Zafar would be surrounded by disrespectful soldiers over the next few days, sepoys who wore their shoes in the presence of the king, jostled him and expected silver and gold from the empty treasuries for their loyalty. He would, fatally, give his blessing to the mutiny, and briefly dream of reviving the glories of the Mughal empire before the British imprisoned and exiled him and left Delhi in ruins.
 
The pepperpot-ruins of Metcalfe House call forth another view of 1857 from the British perspective.
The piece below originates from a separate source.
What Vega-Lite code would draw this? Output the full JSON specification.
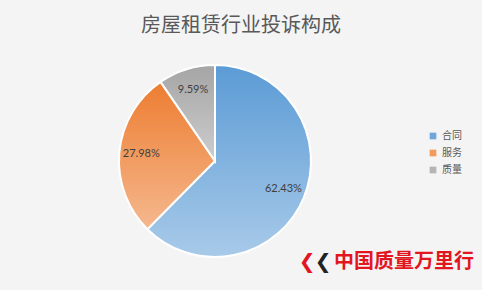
{
  "$schema": "https://vega.github.io/schema/vega-lite/v6.json",
  "width": 482,
  "height": 290,
  "autosize": {"type": "none"},
  "padding": 0,
  "background": "#f4f4f4",
  "config": {
    "view": {"stroke": "#cfcfcf", "strokeWidth": 1, "fill": null},
    "font": "Noto Sans CJK SC"
  },
  "title": {
    "text": "房屋租赁行业投诉构成",
    "fontSize": 20,
    "fontWeight": "normal",
    "color": "#595959",
    "font": "Noto Sans CJK SC",
    "anchor": "middle",
    "offset": -36
  },
  "data": {
    "values": [
      {"类别": "合同", "占比": 0.6243, "序": 1},
      {"类别": "服务", "占比": 0.2798, "序": 2},
      {"类别": "质量", "占比": 0.0959, "序": 3}
    ]
  },
  "layer": [
    {
      "mark": {"type": "arc", "x": 215, "y": 161, "radius": 96},
      "encoding": {
        "theta": {"field": "占比", "type": "quantitative", "stack": true},
        "order": {"field": "序", "type": "quantitative"},
        "color": {
          "field": "类别",
          "type": "nominal",
          "sort": ["合同", "服务", "质量"],
          "scale": {"range": ["#6fa6db", "#f19a5e", "#b4b4b4"]},
          "legend": {
            "title": null,
            "orient": "none",
            "legendX": 428,
            "legendY": 131,
            "symbolType": "square",
            "symbolSize": 45,
            "symbolStrokeWidth": 0,
            "labelFontSize": 10,
            "labelColor": "#595959",
            "labelFont": "Noto Sans CJK SC",
            "rowPadding": 7
          }
        }
      }
    },
    {
      "mark": {"type": "arc", "x": 215, "y": 161, "radius": 96, "stroke": "white", "strokeWidth": 2},
      "encoding": {
        "theta": {"field": "占比", "type": "quantitative", "stack": true},
        "order": {"field": "序", "type": "quantitative"},
        "fill": {
          "condition": [
            {
              "test": "datum['类别'] === '合同'",
              "value": {"gradient": "linear", "x1": 0, "y1": 0, "x2": 0, "y2": 1,
                "stops": [{"offset": 0, "color": "#5b9bd5"}, {"offset": 1, "color": "#a8cae9"}]}
            },
            {
              "test": "datum['类别'] === '服务'",
              "value": {"gradient": "linear", "x1": 0, "y1": 0, "x2": 0, "y2": 1,
                "stops": [{"offset": 0, "color": "#ed7d31"}, {"offset": 1, "color": "#f5b88e"}]}
            }
          ],
          "value": {"gradient": "linear", "x1": 0, "y1": 0, "x2": 0, "y2": 1,
            "stops": [{"offset": 0, "color": "#a5a5a5"}, {"offset": 1, "color": "#cdcdcd"}]}
        }
      }
    },
    {
      "mark": {"type": "text", "x": 215, "y": 161, "radius": 74, "fontSize": 11, "font": "Lato", "color": "#404040"},
      "encoding": {
        "theta": {"field": "占比", "type": "quantitative", "stack": true},
        "order": {"field": "序", "type": "quantitative"},
        "text": {"field": "占比", "type": "quantitative", "format": ".2%"}
      }
    },
    {
      "data": {"values": [{"标识": "❮", "色": "#e3161f", "dx": -8}, {"标识": "❮", "色": "#222222", "dx": 8}]},
      "mark": {"type": "text", "x": 315, "y": 262, "fontSize": 20, "fontWeight": "bold", "font": "DejaVu Sans"},
      "encoding": {
        "text": {"field": "标识", "type": "nominal"},
        "color": {"field": "色", "type": "nominal", "scale": null},
        "xOffset": {"field": "dx", "type": "quantitative", "scale": null}
      }
    },
    {
      "data": {"values": [{"品牌": "中国质量万里行"}]},
      "mark": {"type": "text", "x": 404, "y": 262, "fontSize": 20, "fontWeight": "bold", "font": "Noto Sans CJK SC", "color": "#e3161f"},
      "encoding": {
        "text": {"field": "品牌", "type": "nominal"}
      }
    }
  ]
}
Dilkhusha was built, Dalrymple explains, on the ruins of a Mughal tomb.
 
The Metcalfes installed a billiards table in place of the sarcophagus "" "A display of sensitivity that was the hallmark of the Metcalfe family". Sir Thomas kept Zafar on a tight leash, though the resident died of suspected poisoning in 1853. His son, Theo, took some of the harshest and bloodiest measures against Delhi and its citizenry after the events of 1857.
 
But Dilkhusha must have been a pleasant place, with the channeled rivulets of water leading down to the boathouse, and the "honeymoon rooms" reserved for young married couples, the stiff and formal procession of servants who kept the house running perfectly.
 
Harriet Tytler, who survived 1857 and whose memoirs of the siege of Delhi are extensively quoted in The Last Mughal, writes of coming back to a ruined, devastated city in 1858.
 
"She'd seen British soldiers hurl sepoys off the Qutb Minar, half the city had been ruined, her British friends had been massacred, and yet sitting neatly on the mantelpiece at Dilkhusha, absolutely intact, was her wedding invitation."
 
The sun is setting over the Qutb Minar, and Dalrymple has a plane to catch, another round of interviews to give, before he can resume work on the next volume in his Mughal series.
 
He is suddenly serious, as he speaks of the importance of popular history: "If you don't have accessible, accurate books that speak to the middle-class reader who reads his or her Vikram Chandra and Vikram Seth, then you leave a gap. Myth hardens, as it has done in the case of figures like Shivaji and Netaji, and it becomes impossible to discuss them in any meaningful manner as historical figures "" hagiography takes over, legend takes over."
 
This absence, and the absence of a community of strong non-fiction writers in India, is one of Dalrymple's few regrets. This, and the fact that he didn't buy Bahadur Shah Zafar's wife's gatehouse.
 
"Zeenat Mahal's gatehouse was up for sale last year," he says. "I almost bought it, could see myself running a Mughal-style gatehouse pub in the middle of nowhere. And then I remembered I have three children to feed, books to write "" too impractical. But me, owner of Zeenat Mahal's gatehouse "" what a wonderful book cover it would have made!"